Il est parmi les hommes politiques qui dénoncent publiquement et avec indignation que le congrès du Mouvement social italien puisse se tenir dans la ville de Gênes et le 1er juillet 1960, il dénonce à la Chambre les violences des forces de l'ordre envers les manifestants tant dans le chef-lieu ligure que dans les autres villes d'Italie.
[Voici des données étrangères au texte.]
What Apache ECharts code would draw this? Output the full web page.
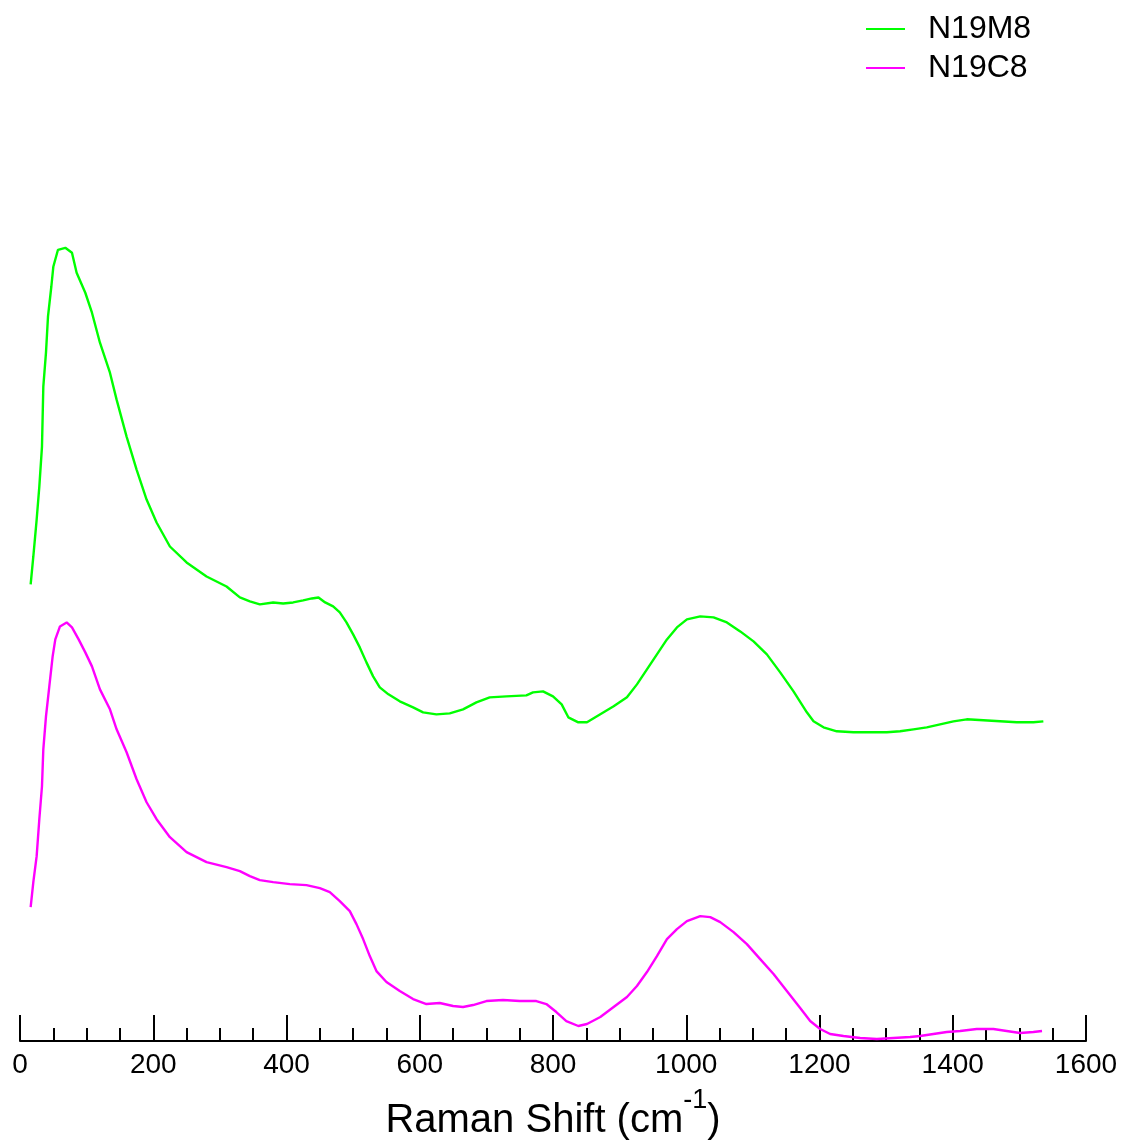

Quelques jours après, les désordres conduisent au tragique massacre de Reggio d'Émilie.

Politiquement, il est parmi ceux qui ne soutiennent pas le centre-gauche parce que, à travers cet accord, les communistes auraient été marginalisés, mettant fin à la collaboration entre les deux principaux partis de gauche.

Au printemps 1978, lors de l'enlèvement de Aldo Moro, Pertini, à la différence de la majorité de la direction du parti socialiste, soutient la « ligne de fermeté » envers les kidnappeurs, refusant toutes négociations avec les Brigades rouges.

Au cours des 5e (à partir de 1968) et 6e législatures (jusqu'en 1976), il occupe la fonction de président de la Chambre des députés. En occupant la troisième charge de l'État, Pertini se fait remarquer pour son esprit de conciliation, d'écoute et d'impartialités lors des séances au palais Montecitorio.

La présidence de la République

L'élection du septième président de la République débute le 29 juin 1978 suite à la démission du président Giovanni Leone. Au cours de trois premiers scrutins, la Démocratie chrétienne (DC) opte pour Guido Gonella et le Parti communiste italien (PCI) vote pour son candidat Giorgio Amendola, alors que l'aile parlementaire socialiste concentre ses votes sur Pietro Nenni. Jusqu'au 13e scrutin, le PCI maintient la candidature de Amendola et le PSI propose Francesco De Martino, sans trouver de consensus, mais au 16e scrutin, le 8 juillet 1978, la convergence des trois partis politiques se porte sur le nom de Pertini, qui est élu président de la République italienne avec 832 voix sur 995, et aujourd'hui encore c'est la plus grosse majorité obtenue à une élection présidentielle de l'histoire italienne.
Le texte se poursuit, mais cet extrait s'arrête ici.